St Petersburg’s anti-gay ordinance has led to Venice and Milan suspending sister-city relations with the Russian city, threatening cultural and museum exchanges. Meanwhile, in the Netherlands, there has been a call for Dutch institutions to boycott bilateral cultural exchanges planned in Holland and Russia this year.

In January, Mikhail Piotrovsky, the general director of the Hermitage, rejected a request from Vitaly Milonov, a nationalist politician in St Petersburg, to hold a prayer service in the museum. Milonov said that the service at the Hermitage would honour Russian Orthodox saints killed during the Soviet era. During a question-and-answer session with residents of St Petersburg, Piotrovsky said that he replied in a letter to Milonov that “his idea of holding a prayer service in the halls of the Winter Palace is inappropriate and untimely”. Piotrovsky also revealed that the church that was originally located in the Winter Palace will eventually be restored and dedicated to the Romanov family. (Nicholas II, his wife and their children were canonised by the Russian Orthodox Church in 2000.)

Piotrovsky is constantly treading a fine line with conservatives and the Russian Orthodox Church.
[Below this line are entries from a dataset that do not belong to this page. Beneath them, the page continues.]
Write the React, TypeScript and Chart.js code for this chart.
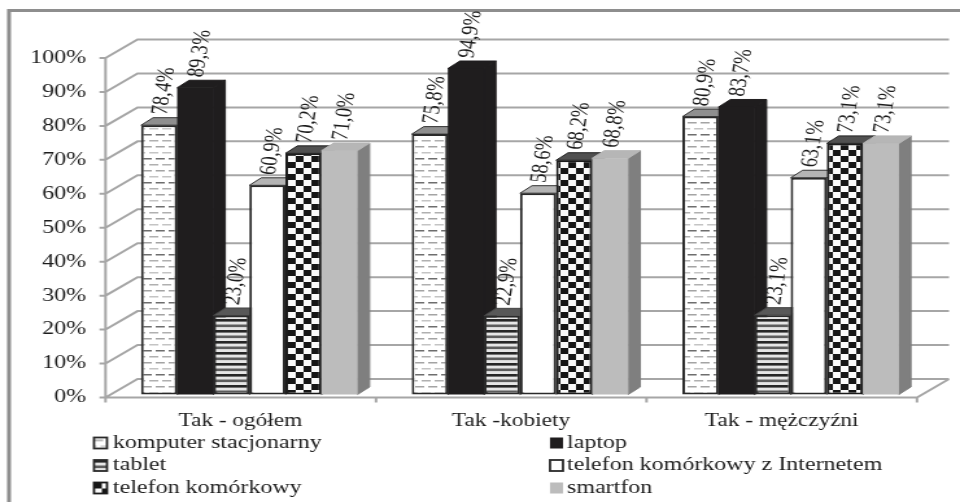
import React, { useEffect, useRef } from "react";
import { Chart, registerables } from "chart.js";

Chart.register(...registerables);

const categories = ["Tak - ogółem", "Tak -kobiety", "Tak - mężczyźni"];
const komputer = [78.4, 75.8, 80.9];
const laptop = [89.3, 94.9, 83.7];
const tablet = [23.0, 22.9, 23.1];
const telefonInternet = [60.9, 58.6, 63.1];
const telefon = [70.2, 68.2, 73.1];
const smartfon = [71.0, 68.8, 73.1];
const seriesNames = [
  "komputer stacjonarny",
  "laptop",
  "tablet",
  "telefon komórkowy z Internetem",
  "telefon komórkowy",
  "smartfon",
];

// The reference is a horizontally stretched scan: the canvas is drawn narrower and widened.
const K = 960 / 740;
const sx = (v: number) => v / K;
const FONT = "'Liberation Serif', serif";
const INK = "#1c1c1c";
const GRID = "#a6a6a6";

function tile(w: number, h: number, paint: (c: CanvasRenderingContext2D) => void) {
  const cv = document.createElement("canvas");
  cv.width = w;
  cv.height = h;
  const c = cv.getContext("2d")!;
  paint(c);
  return c.createPattern(cv, "repeat")!;
}

function makeStyles() {
  const dashes = tile(10, 24, (c) => {
    c.fillStyle = "#fff";
    c.fillRect(0, 0, 10, 24);
    const cols = ["#a4a4a4", "#c4c4c4", "#6e6e6e", "#b0b0b0"];
    cols.forEach((col, r) => {
      c.fillStyle = col;
      const off = r % 2 ? 5 : 0;
      c.fillRect(off, r * 6 + 2, 7, 1.5);
      c.fillRect(off - 10, r * 6 + 2, 7, 1.5);
    });
  });
  const stripes = tile(4, 11, (c) => {
    c.fillStyle = "#e6e6e6";
    c.fillRect(0, 0, 4, 11);
    c.fillStyle = "#262626";
    c.fillRect(0, 0, 4, 2.6);
    c.fillStyle = "#5c5c5c";
    c.fillRect(0, 5.5, 4, 2.6);
  });
  const checks = tile(12, 12, (c) => {
    c.fillStyle = "#fafafa";
    c.fillRect(0, 0, 12, 12);
    c.fillStyle = "#161616";
    c.fillRect(0, 0, 6, 6);
    c.fillRect(6, 6, 6, 6);
  });
  return [
    { fill: dashes, border: "#2a2a2a", width: 2, top: "#8f8f8f", side: "#555", edge: "#333" },
    { fill: "#1f1d1e", border: "#1f1d1e", width: 0, top: "#1f1d1e", side: "#1f1d1e", edge: "#1f1d1e" },
    { fill: stripes, border: "#2a2a2a", width: 2, top: "#585858", side: "#444", edge: "#444" },
    { fill: "#ffffff", border: "#2a2a2a", width: 2, top: "#b4b4b4", side: "#888", edge: "#333" },
    { fill: checks, border: "#1c1c1c", width: 2, top: "#505050", side: "#333", edge: "#222" },
    { fill: "#bcbcbc", border: "#bcbcbc", width: 0, top: "#b6b6b6", side: "#7f7f7f", edge: "#b6b6b6" },
  ];
}

const BAR_DX = sx(12);
const BAR_DY = 7.5;
const WALL_DX = sx(32);
const WALL_DY = 18.5;
const FRONT_LEFT = sx(105.5);
const FRONT_RIGHT = sx(917);
const LEGEND_COLS = [sx(94), sx(550)];
const LEGEND_TEXT = [sx(113), sx(567)];
const LEGEND_ROWS = [443, 465.5, 488];

function poly(ctx: CanvasRenderingContext2D, pts: number[][], fill: any, stroke?: string) {
  ctx.beginPath();
  pts.forEach((p, i) => (i ? ctx.lineTo(p[0], p[1]) : ctx.moveTo(p[0], p[1])));
  ctx.closePath();
  ctx.fillStyle = fill;
  ctx.fill();
  if (stroke) {
    ctx.strokeStyle = stroke;
    ctx.lineWidth = 1;
    ctx.stroke();
  }
}

const scene3d = {
  id: "scene3d",
  beforeDraw(chart: any) {
    const ctx = chart.ctx as CanvasRenderingContext2D;
    ctx.save();
    ctx.fillStyle = "#fff";
    ctx.fillRect(0, 0, chart.width, chart.height);
    ctx.strokeStyle = "#8e8e8e";
    ctx.lineWidth = 3;
    ctx.beginPath();
    ctx.moveTo(sx(9), 502);
    ctx.lineTo(sx(9), 10.5);
    ctx.lineTo(chart.width, 10.5);
    ctx.stroke();
    ctx.restore();
  },
  beforeDatasetsDraw(chart: any) {
    const ctx = chart.ctx as CanvasRenderingContext2D;
    const y = chart.scales.y;
    const x = chart.scales.x;
    ctx.save();
    ctx.strokeStyle = GRID;
    ctx.lineWidth = 2;
    ctx.beginPath();
    y.ticks.forEach((t: any) => {
      const py = y.getPixelForValue(t.value);
      ctx.moveTo(FRONT_LEFT - sx(6), py);
      ctx.lineTo(FRONT_LEFT, py);
      ctx.lineTo(FRONT_LEFT + WALL_DX, py - WALL_DY);
      ctx.lineTo(FRONT_RIGHT + WALL_DX, py - WALL_DY);
    });
    const y0 = y.getPixelForValue(0);
    ctx.moveTo(FRONT_LEFT, y.getPixelForValue(100));
    ctx.lineTo(FRONT_LEFT, y0);
    ctx.lineTo(FRONT_RIGHT, y0);
    ctx.lineTo(FRONT_RIGHT + WALL_DX, y0 - WALL_DY);
    const step = (FRONT_RIGHT - FRONT_LEFT) / x.ticks.length;
    for (let i = 0; i <= x.ticks.length; i++) {
      ctx.moveTo(FRONT_LEFT + step * i, y0);
      ctx.lineTo(FRONT_LEFT + step * i, y0 + 5);
    }
    ctx.stroke();

    // Bars go left to right, so each one hides the side of its left-hand neighbour.
    chart.data.datasets.forEach((ds: any, i: number) => {
      const meta = chart.getDatasetMeta(i);
      meta.data.forEach((el: any) => {
        const { x: cx, y: top, width, base } = el.getProps(["x", "y", "width", "base"], true);
        const l = cx - width / 2;
        const r = cx + width / 2;
        poly(ctx, [[r, top], [r + BAR_DX, top - BAR_DY], [r + BAR_DX, base - BAR_DY], [r, base]], ds.sideColor, ds.sideColor);
        poly(ctx, [[l, top], [l + BAR_DX, top - BAR_DY], [r + BAR_DX, top - BAR_DY], [r, top]], ds.topColor, ds.edgeColor);
        el.draw(ctx);
      });
    });
    ctx.restore();
  },
  beforeDatasetDraw() {
    return false;
  },
  afterDatasetsDraw(chart: any) {
    const ctx = chart.ctx as CanvasRenderingContext2D;
    ctx.save();
    ctx.fillStyle = INK;
    ctx.font = `18.5px ${FONT}`;
    ctx.textAlign = "left";
    ctx.textBaseline = "middle";
    chart.data.datasets.forEach((ds: any, i: number) => {
      chart.getDatasetMeta(i).data.forEach((el: any, j: number) => {
        const { x: cx, y: top } = el.getProps(["x", "y"], true);
        ctx.save();
        ctx.translate(cx + sx(1), top - BAR_DY - 3);
        ctx.rotate((-83 * Math.PI) / 180);
        ctx.fillText(ds.data[j].toFixed(1).replace(".", ",") + "%", 0, 0);
        ctx.restore();
      });
    });

    ctx.font = `18.5px ${FONT}`;
    chart.data.datasets.forEach((ds: any, i: number) => {
      const col = i % 2;
      const row = Math.floor(i / 2);
      const bx = LEGEND_COLS[col];
      const by = LEGEND_ROWS[row];
      ctx.save();
      ctx.translate(bx, by - 5.5);
      ctx.fillStyle = ds.backgroundColor;
      ctx.fillRect(0, 0, sx(13), 11);
      if (ds.borderWidth) {
        ctx.strokeStyle = ds.borderColor;
        ctx.lineWidth = 1.8;
        ctx.strokeRect(0, 0, sx(13), 11);
      }
      ctx.restore();
      ctx.fillStyle = INK;
      ctx.fillText(ds.label, LEGEND_TEXT[col], by);
    });
    ctx.restore();
  },
};

export default function App() {
  const ref = useRef<HTMLCanvasElement>(null);

  useEffect(() => {
    const styles = makeStyles();
    const values = [komputer, laptop, tablet, telefonInternet, telefon, smartfon];
    const chart = new Chart(ref.current!, {
      type: "bar",
      data: {
        labels: categories,
        datasets: values.map((data, i) => ({
          label: seriesNames[i],
          data,
          yAxisID: "yBars",
          backgroundColor: styles[i].fill,
          borderColor: styles[i].border,
          borderWidth: styles[i].width,
          borderSkipped: false,
          topColor: styles[i].top,
          sideColor: styles[i].side,
          edgeColor: styles[i].edge,
          categoryPercentage: 0.8,
          barPercentage: 1,
        })) as any,
      },
      options: {
        responsive: false,
        animation: false,
        devicePixelRatio: 1,
        layout: { padding: { top: 58, right: sx(34), left: 0, bottom: 0 } },
        plugins: { legend: { display: false }, tooltip: { enabled: false } },
        scales: {
          x: {
            grid: { display: false },
            border: { display: false },
            ticks: {
              color: INK,
              font: { family: FONT, size: 18 },
              padding: 5,
              labelOffset: -sx(9),
              maxRotation: 0,
            },
            afterFit: (s: any) => {
              s.height = 106.5;
            },
          },
          y: {
            min: 0,
            max: 100,
            grid: { display: false, drawTicks: false },
            border: { display: false },
            ticks: {
              stepSize: 10,
              color: INK,
              font: { family: FONT, size: 18.5 },
              padding: sx(28),
              callback: (v: any) => `${v}%`,
            },
            afterFit: (s: any) => {
              s.width = sx(114);
            },
          },
          yBars: { display: false, min: -0.875, max: 97.96 },
        },
      } as any,
      plugins: [scene3d as any],
    });
    return () => chart.destroy();
  }, []);

  return (
    <div style={{ position: "fixed", left: 0, top: 0, width: 960, height: 504, overflow: "hidden", background: "#fff" }}>
      <canvas
        ref={ref}
        width={740}
        height={504}
        style={{ display: "block", transformOrigin: "0 0", transform: `scaleX(${K})`, filter: "blur(0.45px)" }}
      />
    </div>
  );
}
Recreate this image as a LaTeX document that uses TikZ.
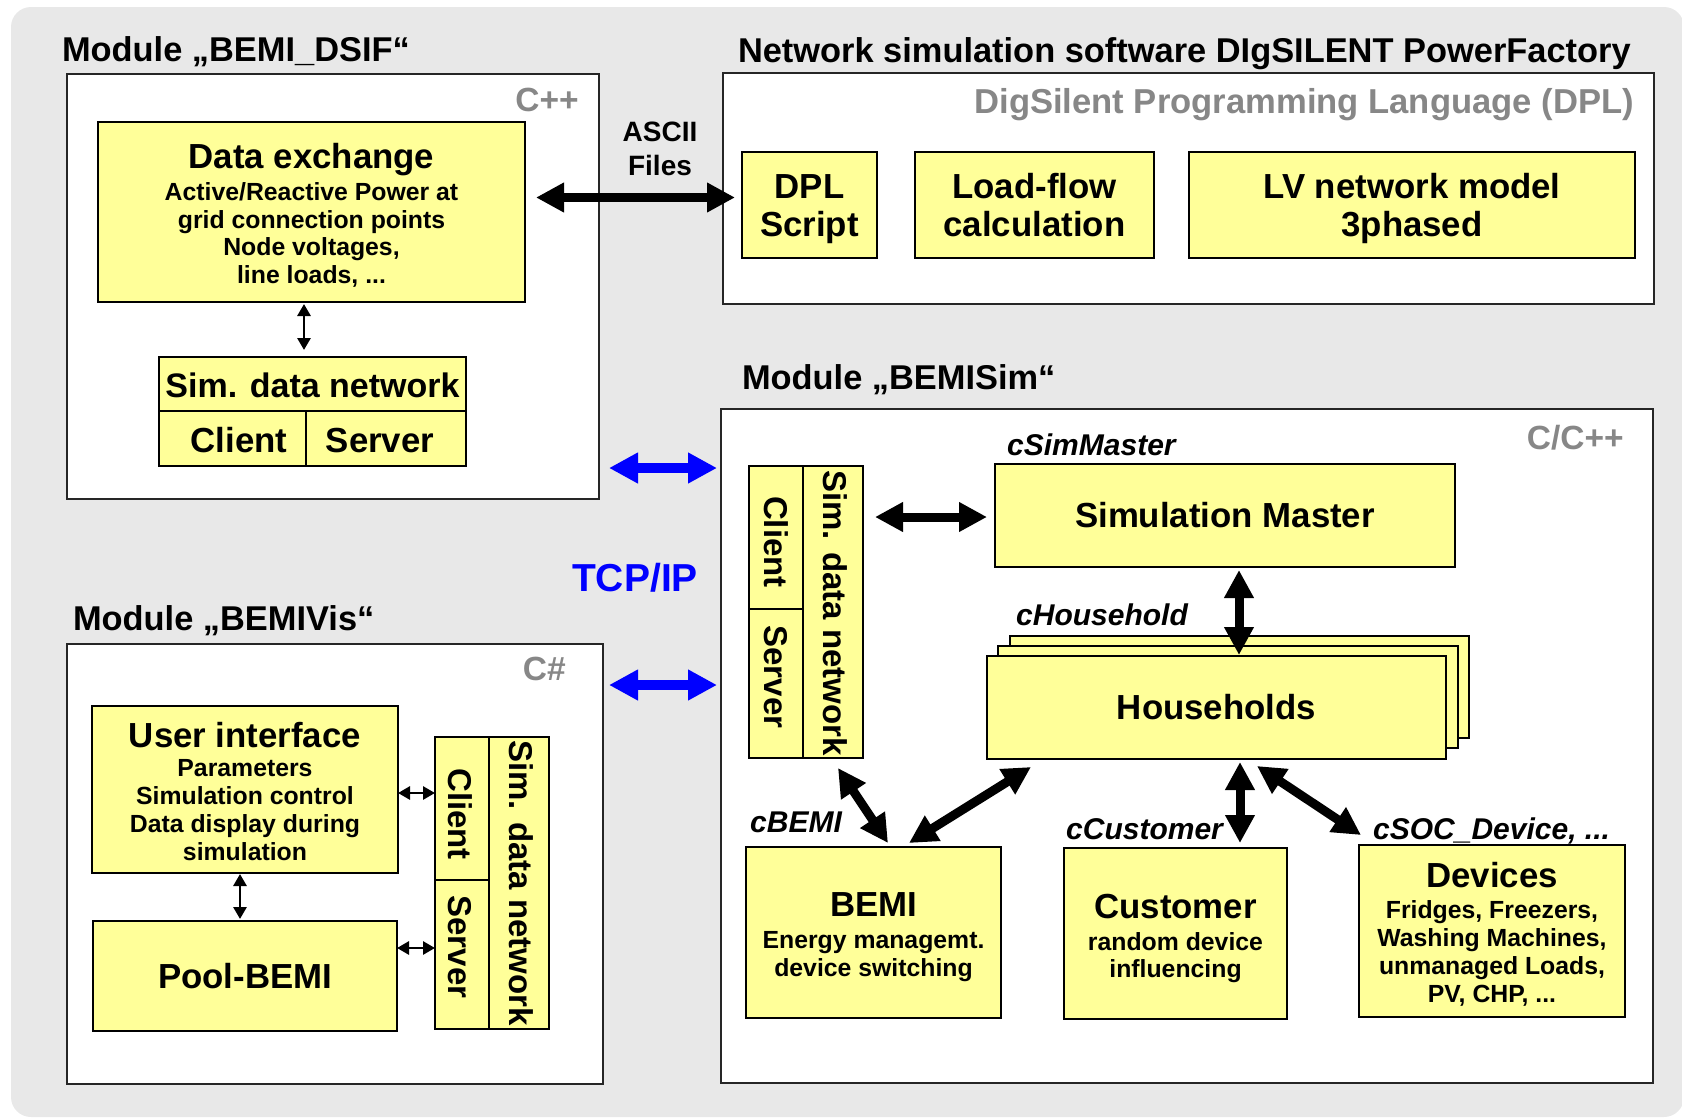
\documentclass[tikz,border=0pt]{standalone}
\usepackage{fontspec}
\setmainfont{Liberation Sans}
\usetikzlibrary{arrows.meta,calc,fit}
\definecolor{bgray}{HTML}{E8E8E8}
\definecolor{yfill}{HTML}{FFFF99}
\definecolor{tgray}{HTML}{878787}
\definecolor{tblue}{HTML}{0000FF}
\begin{document}
\begin{tikzpicture}[x=1pt,y=-1pt,
  modbox/.style={draw=black!85, line width=2.4pt, fill=white, inner sep=0pt, outer sep=0pt},
  ybox/.style={draw=black, line width=2.4pt, fill=yfill, inner sep=0pt, outer sep=0pt},
  divline/.style={draw=black, line width=2pt},
  txt/.style={inner sep=0pt, outer sep=0pt, font=\bfseries\fontsize{34.8}{40}\selectfont},
  ttl/.style={txt, anchor=base},
  subt/.style={inner sep=0pt, outer sep=0pt, anchor=base, font=\bfseries\fontsize{24.8}{28}\selectfont},
  modt/.style={inner sep=0pt, outer sep=0pt, anchor=base west, font=\bfseries\fontsize{34.4}{40}\selectfont},
  lang/.style={inner sep=0pt, anchor=base east, text=tgray, font=\bfseries\fontsize{33.5}{38}\selectfont},
  cls/.style={inner sep=0pt, anchor=base west, font=\bfseries\itshape\fontsize{30}{34}\selectfont},
  asc/.style={inner sep=0pt, anchor=base, font=\bfseries\fontsize{28}{32}\selectfont},
  rottxt/.style={inner sep=0pt, rotate=-90, font=\bfseries\fontsize{33}{38}\selectfont},
  bigarr/.style={draw=black, line width=9pt, {Triangle[length=28pt,width=28pt]}-{Triangle[length=28pt,width=28pt]}},
  smallarr/.style={draw=black, line width=2.8pt, {Triangle[length=12pt,width=13pt]}-{Triangle[length=12pt,width=13pt]}},
  tcparr/.style={draw=tblue, line width=10pt, {Triangle[length=29pt,width=29pt]}-{Triangle[length=29pt,width=29pt]}},
]
\useasboundingbox (0,0) rectangle (1682,1117);
\fill[bgray, rounded corners=20pt] (11,7) rectangle (1684,1117);

% ---------- Module BEMI_DSIF ----------
\node[modt] (tdsif) at (62,61) {Module „BEMI\_DSIF“};
\node[modbox, fit={(67,74) (599,499)}] (dsif) {};
\node[lang] (lcpp) at (579,111) {C++};
\node[ybox, fit={(98,122) (525,302)}] (dx) {};
\node[ttl] (dxt) at (311.5,168) {Data exchange};
\node[subt] (dx1) at (311.5,200) {Active/Reactive Power at};
\node[subt] (dx2) at (311.5,228) {grid connection points};
\node[subt] (dx3) at (311.5,255) {Node voltages,};
\node[subt] (dx4) at (311.5,283) {line loads, ...};
\node[ybox, fit={(159,357) (466,466)}] (sn1) {};
\draw[divline] ($(sn1.north west)+(0,54)$) -- ($(sn1.north east)+(0,54)$);
\draw[divline] ($(sn1.north west)+(147,54)$) -- ($(sn1.south west)+(147,0)$);
\node[ttl, font=\bfseries\fontsize{34}{40}\selectfont] (sn1t) at (312.5,397) {Sim. data network};
\node[ttl] (sn1c) at (239,452) {Client};
\node[ttl] (sn1s) at (380,452) {Server};
\draw[smallarr] ($(dx.south)+(-7.5,2)$) -- ($(sn1.north)+(-8.5,-7)$);

% ---------- ASCII ----------
\node[asc] (asc1) at (660,141) {ASCII};
\node[asc] (asc2) at (660,175) {Files};

% ---------- Network simulation ----------
\node[modt] (tnet) at (738,62) {Network simulation software DIgSILENT PowerFactory};
\node[modbox, fit={(723,73) (1654,304)}] (net) {};
\node[lang, font=\bfseries\fontsize{34.6}{40}\selectfont] (ldpl) at (1634,113) {DigSilent Programming Language (DPL)};
\node[ybox, fit={(742,152) (877,258)}] (dpl) {};
\node[ttl] (dplt1) at (809.5,198) {DPL};
\node[ttl] (dplt2) at (809.5,236) {Script};
\node[ybox, fit={(915,152) (1154,258)}] (lf) {};
\node[ttl] (lft1) at (1034.5,198) {Load-flow};
\node[ttl] (lft2) at (1034.5,236) {calculation};
\node[ybox, fit={(1189,152) (1635,258)}] (lv) {};
\node[ttl] (lvt1) at (1412,198) {LV network model};
\node[ttl] (lvt2) at (1412,236) {3phased};
\draw[bigarr] ($(dx.east)+(11,-14.5)$) -- ($(dpl.west)+(-7,-7.5)$);

% ---------- Module BEMISim ----------
\node[modt] (tsim) at (742,389) {Module „BEMISim“};
\node[modbox, fit={(721,409) (1653,1083)}] (sim) {};
\node[lang] (lcc) at (1624,449) {C/C++};
\node[cls] (lsm) at (1007,455) {cSimMaster};
\node[ybox, fit={(995,464) (1455,567)}] (sm) {};
\node[txt] (smt) at (sm.center) {Simulation Master};
\node[ybox, fit={(749,466) (863,758)}] (ssn) {};
\draw[divline] ($(ssn.north west)+(54,0)$) -- ($(ssn.south west)+(54,0)$);
\draw[divline] ($(ssn.north west)+(0,143)$) -- ($(ssn.north west)+(54,143)$);
\node[rottxt] (ssnc) at (776,542) {Client};
\node[rottxt] (ssns) at (776,677) {Server};
\node[rottxt] (ssnt) at (835,613) {Sim. data network};
\draw[bigarr] ($(ssn.east)+(12,-95)$) -- ($(sm.west)+(-8,1.5)$);
\node[cls] (lhh) at (1016,625) {cHousehold};
\node[ybox, fit={(1010,636) (1469,738)}] (hh3) {};
\node[ybox, fit={(998,646) (1458,748)}] (hh2) {};
\node[ybox, fit={(987,656) (1446,759)}] (hh1) {};
\node[txt] (hht) at (hh1.center) {Households};
\draw[bigarr] ($(sm.south)+(14,3)$) -- ($(hh1.north)+(22.5,-1)$);
\node[cls] (lbem) at (750,832) {cBEMI};
\node[cls] (lcust) at (1066,839) {cCustomer};
\node[cls] (ldev) at (1373,839) {cSOC\_Device, ...};
\node[ybox, fit={(746,847) (1001,1018)}] (bem) {};
\node[ttl] (bemt1) at (873.5,916) {BEMI};
\node[subt] (bemt2) at (873.5,948) {Energy managemt.};
\node[subt] (bemt3) at (873.5,976) {device switching};
\node[ybox, fit={(1064,848) (1287,1019)}] (cust) {};
\node[ttl] (custt1) at (1175.5,918) {Customer};
\node[subt] (custt2) at (1175.5,950) {random device};
\node[subt] (custt3) at (1175.5,977) {influencing};
\node[ybox, fit={(1359,845) (1625,1017)}] (dev) {};
\node[ttl] (devt1) at (1492,887) {Devices};
\node[subt] (devt2) at (1492,918) {Fridges, Freezers,};
\node[subt] (devt3) at (1492,946) {Washing Machines,};
\node[subt] (devt4) at (1492,974) {unmanaged Loads,};
\node[subt] (devt5) at (1492,1002) {PV, CHP, ...};
\draw[bigarr] ($(ssn.south)+(32,10)$) -- ($(bem.north)+(14.5,-4)$);
\draw[bigarr] ($(hh1.south)+(-185.5,8)$) -- ($(bem.north)+(35.5,-4)$);
\draw[bigarr] ($(hh1.south)+(23.5,3)$) -- ($(cust.north)+(64.5,-5)$);
\draw[bigarr] ($(hh1.south)+(40.5,7)$) -- ($(dev.north)+(-131,-10)$);

% ---------- Module BEMIVis ----------
\node[modt] (tvis) at (73,630) {Module „BEMIVis“};
\node[modbox, fit={(67,644) (603,1084)}] (vis) {};
\node[lang] (lcs) at (566,680) {C\#};
\node[ybox, fit={(92,706) (398,873)}] (ui) {};
\node[ttl] (uit1) at (245,747) {User interface};
\node[subt] (uit2) at (245,776) {Parameters};
\node[subt] (uit3) at (245,804) {Simulation control};
\node[subt] (uit4) at (245,832) {Data display during};
\node[subt] (uit5) at (245,860) {simulation};
\node[ybox, fit={(93,921) (397,1031)}] (pool) {};
\node[txt] (poolt) at (pool.center) {Pool-BEMI};
\node[ybox, fit={(435,737) (549,1029)}] (vsn) {};
\draw[divline] ($(vsn.north west)+(54,0)$) -- ($(vsn.south west)+(54,0)$);
\draw[divline] ($(vsn.north west)+(0,143)$) -- ($(vsn.north west)+(54,143)$);
\node[rottxt] (vsnc) at (460,814) {Client};
\node[rottxt] (vsns) at (460,947) {Server};
\node[rottxt] (vsnt) at (521,883) {Sim. data network};
\draw[smallarr] ($(ui.south)+(-5,1)$) -- ($(pool.north)+(-5,-2)$);
\draw[smallarr] ($(ui.east)+(0,3.5)$) -- ($(vsn.west)+(0,-90)$);
\draw[smallarr] ($(pool.east)+(0,-28)$) -- ($(vsn.west)+(0,65)$);

% ---------- TCP/IP ----------
\node[inner sep=0pt, anchor=base, text=tblue, font=\bfseries\fontsize{39}{44}\selectfont] (tcp) at (635,591) {TCP/IP};
\draw[tcparr] ($(dsif.east)+(10,181.5)$) -- ($(sim.west)+(-4,-278)$);
\draw[tcparr] ($(vis.east)+(6,-179)$) -- ($(sim.west)+(-4,-61)$);
\end{tikzpicture}
\end{document}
He was criticised by nationalists and Orthodox believers for “The End of Fun”, a recent exhibition of Jake and Dinos Chapman’s work (The Art Newspaper, February, p24).

Activists from the Narodny Sobor movement, who are close to Milonov, defied Piotrovsky and held a prayer service in the museum on 10 February. Milonov’s assistant, Anatoly Artyukh, who organised the service, caused an uproar last autumn when he said that milk packaging with a rainbow logo qualified as homosexual propaganda.

Meanwhile, staff at the Nabokov Museum, in the building in which the writer Vladimir Nabokov was born, fear a repeat of the attacks the institution suffered in January. In one attack, vandals smashed a bottle with threats and Biblical verses attached to it in the museum. In the second, the word “paedophile” was written on a wall of the building. Video surveillance cameras have since been installed to deter further attacks. Also in January, the promoter of a stage version of Lolita, which was due to have its premiere at the Erarta Museum and Gallery of Contemporary Art, was beaten and forced to say on camera that he was a paedophile. The play was postponed.

Antonina Nikonova, a professor in St Petersburg State University’s department of museum studies, which runs the Nabokov Museum, fears that the cause of such attacks runs deep. “It bears witness to serious changes in society’s priority of values, to deep transformations in the world view of Russian citizens, to a lack of understanding of the importance of accepting the past with all of its contradictions,” she told the RIA Novosti news agency.